Produce an exact transcription of the listing below, omitting the pictures.

====== AVAILABLE DATA ======

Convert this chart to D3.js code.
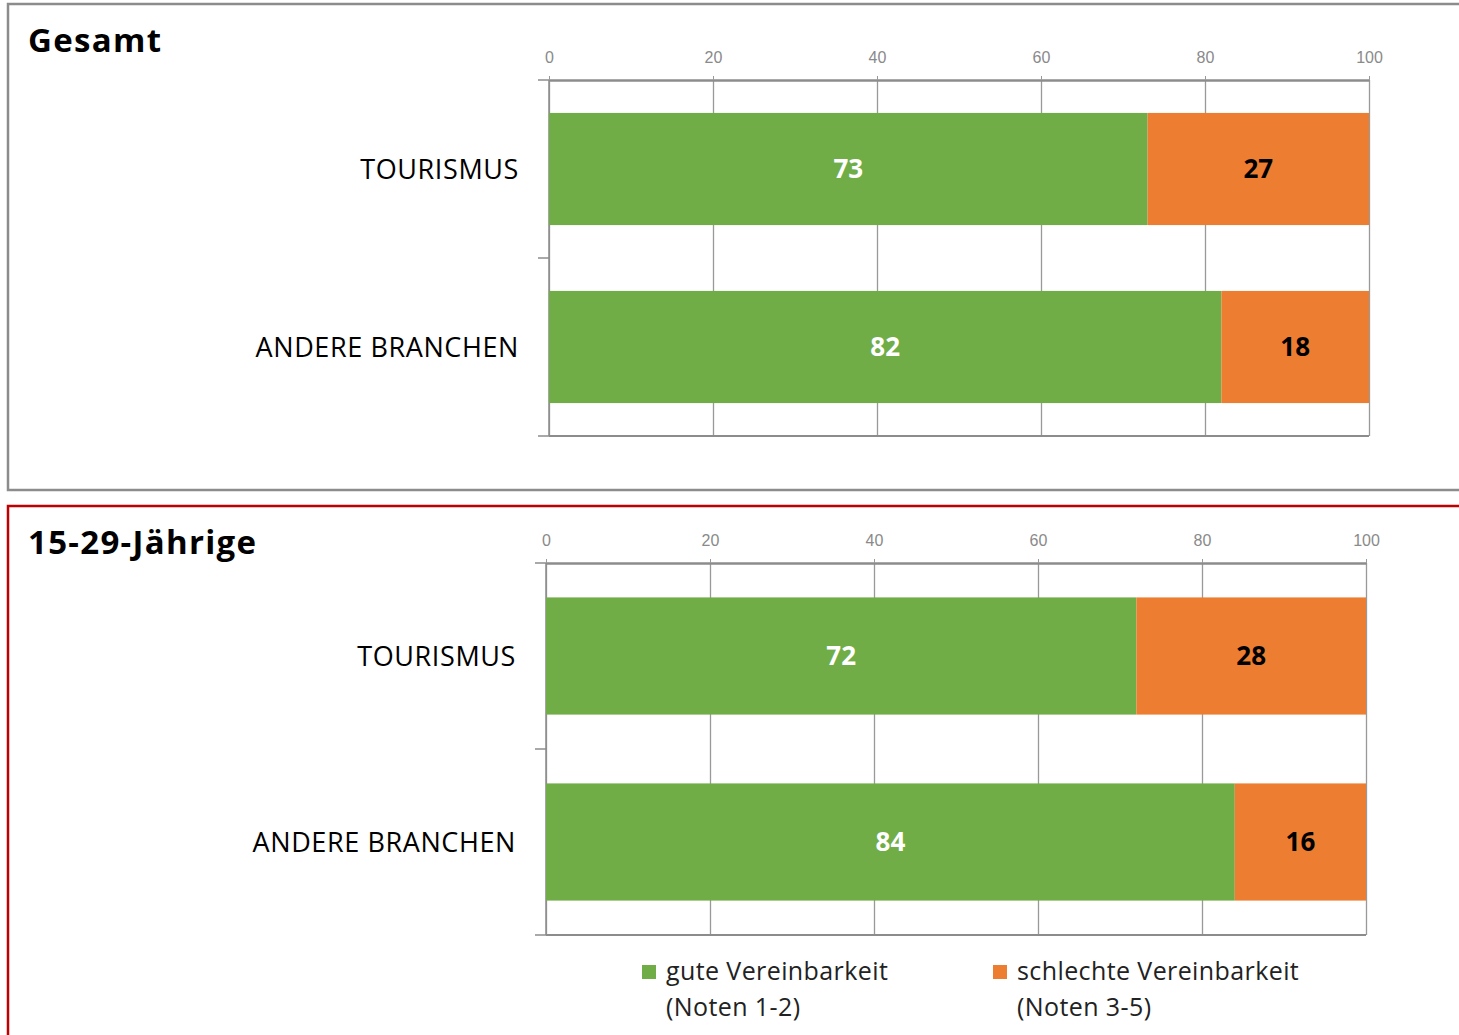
<!DOCTYPE html>
<html><head><meta charset="utf-8">
<script src="https://cdn.jsdelivr.net/npm/d3@7"></script>
<style>
body{margin:0;background:#fff;}
svg{display:block;}
</style></head>
<body>
<svg id="c" width="1459" height="1035"></svg>
<script>
const panelTitles = ["Gesamt", "15-29-Jährige"];
const categories = ["TOURISMUS", "ANDERE BRANCHEN"];
const goodValues = [[73, 82], [72, 84]];
const badValues = [[27, 18], [28, 16]];
const xTicks = [0, 20, 40, 60, 80, 100];
const legendLabels = [["gute Vereinbarkeit", "(Noten 1-2)"], ["schlechte Vereinbarkeit", "(Noten 3-5)"]];

const GREEN = "#70AD47", ORANGE = "#ED7D31", GRID = "#999";
const svg = d3.select("#c");
const labelFont = "'Open Sans', sans-serif";

const frames = [
  {x: 8, y: 4, w: 1460, h: 486, stroke: "#8c8c8c"},
  {x: 8, y: 506, w: 1460, h: 540, stroke: "#c00000"}
];
const plots = [
  {x0: 549, x1: 1369, y0: 80, y1: 436},
  {x0: 546, x1: 1366, y0: 563, y1: 935}
];

frames.forEach((f, i) => {
  svg.append("rect").attr("x", f.x).attr("y", f.y).attr("width", f.w).attr("height", f.h)
    .attr("fill", "none").attr("stroke", f.stroke).attr("stroke-width", 2.5);
  svg.append("text").attr("x", 28).attr("y", f.y + 48).text(panelTitles[i])
    .attr("font-family", labelFont).attr("font-weight", "bold").attr("font-size", 33)
    .attr("letter-spacing", 1.3).attr("fill", "#000");
});

plots.forEach((p, i) => {
  const g = svg.append("g");
  const x = d3.scaleLinear().domain([0, 100]).range([p.x0, p.x1]);
  const y = d3.scaleBand().domain(categories).range([p.y0, p.y1]).paddingInner(0.37).paddingOuter(0.185);
  const yb = d3.scaleBand().domain(categories).range([p.y0, p.y1]);

  const grid = g.append("g").attr("transform", `translate(0,${p.y0})`)
    .call(d3.axisBottom(x).tickValues(xTicks).tickSize(p.y1 - p.y0).tickFormat(""));
  grid.select(".domain").remove();
  grid.selectAll("line").attr("stroke", GRID).attr("stroke-width", 1.3);

  g.append("line").attr("x1", p.x0).attr("x2", p.x1).attr("y1", p.y1).attr("y2", p.y1)
    .attr("stroke", "#8c8c8c").attr("stroke-width", 2);
  g.append("line").attr("x1", p.x0).attr("x2", p.x0).attr("y1", p.y0).attr("y2", p.y1)
    .attr("stroke", "#8c8c8c").attr("stroke-width", 1.5);

  const ax = g.append("g").attr("transform", `translate(0,${p.y0})`)
    .call(d3.axisTop(x).tickValues(xTicks).tickSize(4).tickSizeOuter(0).tickPadding(13));
  ax.select(".domain").attr("stroke", "#8c8c8c").attr("stroke-width", 2.5);
  ax.selectAll("line").attr("stroke", GRID);
  ax.selectAll("text").attr("font-family", "'Liberation Sans Narrow', 'Arial Narrow', sans-serif")
    .attr("font-size", 16).attr("fill", "#8a8a8a");

  const bounds = [p.y0, p.y0 + yb.bandwidth(), p.y1];
  g.selectAll(".lt").data(bounds).join("line")
    .attr("x1", p.x0 - 11).attr("x2", p.x0).attr("y1", d => d).attr("y2", d => d)
    .attr("stroke", "#8c8c8c").attr("stroke-width", 1.5);

  categories.forEach((c, j) => {
    const gv = goodValues[i][j], bv = badValues[i][j];
    g.append("rect").attr("x", x(0)).attr("y", y(c)).attr("width", x(gv) - x(0)).attr("height", y.bandwidth()).attr("fill", GREEN);
    g.append("rect").attr("x", x(gv)).attr("y", y(c)).attr("width", x(gv + bv) - x(gv)).attr("height", y.bandwidth()).attr("fill", ORANGE);
    const cy = y(c) + y.bandwidth() / 2;
    g.append("text").attr("x", (x(0) + x(gv)) / 2).attr("y", cy).attr("dy", "0.36em").attr("text-anchor", "middle")
      .text(gv).attr("font-family", labelFont).attr("font-weight", "bold").attr("font-size", 26).attr("fill", "#fff");
    g.append("text").attr("x", (x(gv) + x(gv + bv)) / 2).attr("y", cy).attr("dy", "0.36em").attr("text-anchor", "middle")
      .text(bv).attr("font-family", labelFont).attr("font-weight", "bold").attr("font-size", 26).attr("fill", "#000");
    g.append("text").attr("x", p.x0 - 30).attr("y", cy).attr("dy", "0.36em").attr("text-anchor", "end")
      .text(c).attr("font-family", labelFont).attr("font-size", 27).attr("letter-spacing", 0.6).attr("fill", "#000");
  });
});

const legendX = [642, 993];
const legendColors = [GREEN, ORANGE];
legendLabels.forEach((lab, k) => {
  svg.append("rect").attr("x", legendX[k]).attr("y", 965).attr("width", 14).attr("height", 14).attr("fill", legendColors[k]);
  lab.forEach((t, r) => {
    svg.append("text").attr("x", legendX[k] + 24).attr("y", 980 + r * 36).text(t)
      .attr("font-family", labelFont).attr("font-size", 25).attr("letter-spacing", 0.4).attr("fill", "#222");
  });
});
</script>
</body></html>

======

§ WRITTEN REPLY
Convert this chart to D3.js code.
<!DOCTYPE html>
<html><head><meta charset="utf-8">
<script src="https://cdn.jsdelivr.net/npm/d3@7"></script>
<style>
body{margin:0;background:#fff;}
svg{display:block;}
</style></head>
<body>
<svg id="c" width="1459" height="1035"></svg>
<script>
const panelTitles = ["Gesamt", "15-29-Jährige"];
const categories = ["TOURISMUS", "ANDERE BRANCHEN"];
const goodValues = [[73, 82], [72, 84]];
const badValues = [[27, 18], [28, 16]];
const xTicks = [0, 20, 40, 60, 80, 100];
const legendLabels = [["gute Vereinbarkeit", "(Noten 1-2)"], ["schlechte Vereinbarkeit", "(Noten 3-5)"]];

const GREEN = "#70AD47", ORANGE = "#ED7D31", GRID = "#999";
const svg = d3.select("#c");
const labelFont = "'Open Sans', sans-serif";

const frames = [
  {x: 8, y: 4, w: 1460, h: 486, stroke: "#8c8c8c"},
  {x: 8, y: 506, w: 1460, h: 540, stroke: "#c00000"}
];
const plots = [
  {x0: 549, x1: 1369, y0: 80, y1: 436},
  {x0: 546, x1: 1366, y0: 563, y1: 935}
];

frames.forEach((f, i) => {
  svg.append("rect").attr("x", f.x).attr("y", f.y).attr("width", f.w).attr("height", f.h)
    .attr("fill", "none").attr("stroke", f.stroke).attr("stroke-width", 2.5);
  svg.append("text").attr("x", 28).attr("y", f.y + 48).text(panelTitles[i])
    .attr("font-family", labelFont).attr("font-weight", "bold").attr("font-size", 33)
    .attr("letter-spacing", 1.3).attr("fill", "#000");
});

plots.forEach((p, i) => {
  const g = svg.append("g");
  const x = d3.scaleLinear().domain([0, 100]).range([p.x0, p.x1]);
  const y = d3.scaleBand().domain(categories).range([p.y0, p.y1]).paddingInner(0.37).paddingOuter(0.185);
  const yb = d3.scaleBand().domain(categories).range([p.y0, p.y1]);

  const grid = g.append("g").attr("transform", `translate(0,${p.y0})`)
    .call(d3.axisBottom(x).tickValues(xTicks).tickSize(p.y1 - p.y0).tickFormat(""));
  grid.select(".domain").remove();
  grid.selectAll("line").attr("stroke", GRID).attr("stroke-width", 1.3);

  g.append("line").attr("x1", p.x0).attr("x2", p.x1).attr("y1", p.y1).attr("y2", p.y1)
    .attr("stroke", "#8c8c8c").attr("stroke-width", 2);
  g.append("line").attr("x1", p.x0).attr("x2", p.x0).attr("y1", p.y0).attr("y2", p.y1)
    .attr("stroke", "#8c8c8c").attr("stroke-width", 1.5);

  const ax = g.append("g").attr("transform", `translate(0,${p.y0})`)
    .call(d3.axisTop(x).tickValues(xTicks).tickSize(4).tickSizeOuter(0).tickPadding(13));
  ax.select(".domain").attr("stroke", "#8c8c8c").attr("stroke-width", 2.5);
  ax.selectAll("line").attr("stroke", GRID);
  ax.selectAll("text").attr("font-family", "'Liberation Sans Narrow', 'Arial Narrow', sans-serif")
    .attr("font-size", 16).attr("fill", "#8a8a8a");

  const bounds = [p.y0, p.y0 + yb.bandwidth(), p.y1];
  g.selectAll(".lt").data(bounds).join("line")
    .attr("x1", p.x0 - 11).attr("x2", p.x0).attr("y1", d => d).attr("y2", d => d)
    .attr("stroke", "#8c8c8c").attr("stroke-width", 1.5);

  categories.forEach((c, j) => {
    const gv = goodValues[i][j], bv = badValues[i][j];
    g.append("rect").attr("x", x(0)).attr("y", y(c)).attr("width", x(gv) - x(0)).attr("height", y.bandwidth()).attr("fill", GREEN);
    g.append("rect").attr("x", x(gv)).attr("y", y(c)).attr("width", x(gv + bv) - x(gv)).attr("height", y.bandwidth()).attr("fill", ORANGE);
    const cy = y(c) + y.bandwidth() / 2;
    g.append("text").attr("x", (x(0) + x(gv)) / 2).attr("y", cy).attr("dy", "0.36em").attr("text-anchor", "middle")
      .text(gv).attr("font-family", labelFont).attr("font-weight", "bold").attr("font-size", 26).attr("fill", "#fff");
    g.append("text").attr("x", (x(gv) + x(gv + bv)) / 2).attr("y", cy).attr("dy", "0.36em").attr("text-anchor", "middle")
      .text(bv).attr("font-family", labelFont).attr("font-weight", "bold").attr("font-size", 26).attr("fill", "#000");
    g.append("text").attr("x", p.x0 - 30).attr("y", cy).attr("dy", "0.36em").attr("text-anchor", "end")
      .text(c).attr("font-family", labelFont).attr("font-size", 27).attr("letter-spacing", 0.6).attr("fill", "#000");
  });
});

const legendX = [642, 993];
const legendColors = [GREEN, ORANGE];
legendLabels.forEach((lab, k) => {
  svg.append("rect").attr("x", legendX[k]).attr("y", 965).attr("width", 14).attr("height", 14).attr("fill", legendColors[k]);
  lab.forEach((t, r) => {
    svg.append("text").attr("x", legendX[k] + 24).attr("y", 980 + r * 36).text(t)
      .attr("font-family", labelFont).attr("font-size", 25).attr("letter-spacing", 0.4).attr("fill", "#222");
  });
});
</script>
</body></html>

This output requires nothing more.